SS: I think both plays are very much about displacement and identity. TAKARAZUKA!!! explores the life of a woman performing as a male-player at the Takarazuka Revue who is about to retire at age 25. Her identity, as an actress performing for thousands of people, is about to change, and she is struggling to reconcile with her new off-stage identity. Also in the play, is a hapa documentary filmmaker, who is struggling to understand his identity, and has come to Japan in hopes of a greater understanding of his place.

the underneath also explores identity, through childhood and memory. Col leaves his brother, Jem, for ten years. There’s a sense that even as Col is searching for Jem, he won’t be able to find him, because Col left a boy who has now become a man. I think the hapa theme comes into the underneath, even though Col isn’t specifically hapa. Growing up in Hawai‘i, I always had the fear that I wasn’t local enough and didn’t belong. I didn’t speak pidgin as well as my relatives or neighbors, I didn’t surf, and so on. I kept searching for superficial ways that I could look or act more local. There’s a pervading sense in the underneath that Col does not belong there, or he should not have returned. But at the same time, abandoning his brother and his home is how all of his problems began in the first place.

the underneath is a very important play for me. Beyond the themes of identity, displacement, belonging, it was also loosely based on the disappearance of a friend’s brother. And so there’s something very real about the issues we are exploring, even though we do it in a fun and dynamic film-noir-esque kind of way. It’s been a joy to work with director Taurie Kinoshita and the cast to explore ways we can have the heightened style of the play, while still hitting the play’s deeper emotional core.

DA: Any advice for Hawai‘i playwrights just starting out?

SS: Read all the plays you can, classics as well as new work. It’s important to know what your contemporaries are writing. See everything you can. If you love something take note, if you hate something, also figure out why. I think everyone has that one big play in them they have to write first. Don’t fight that. You don’t have to write every day, but write often and create deadlines. I try to write a new play a year to submit to Kumu and other playwriting contests. Once you write a play, find friends to hear it out loud, the play is very different on the page.
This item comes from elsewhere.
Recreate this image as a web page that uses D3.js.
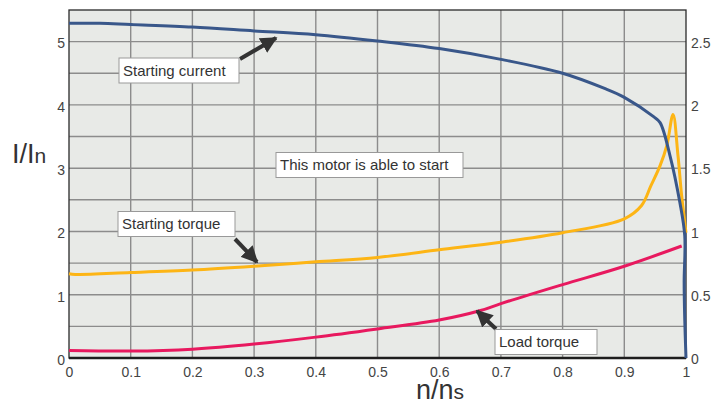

I like what Ira Glass says that beginners starting out have good taste. But there’s a period of doing work where you become discouraged because your taste exceeds your ability, and you have to fight through that phase. Glass says, “It is only by going through a volume of work that you will close that gap, and your work will be as good as your ambitions...It’s gonna take awhile. It’s normal to take awhile. You’ve just gotta fight your way through.”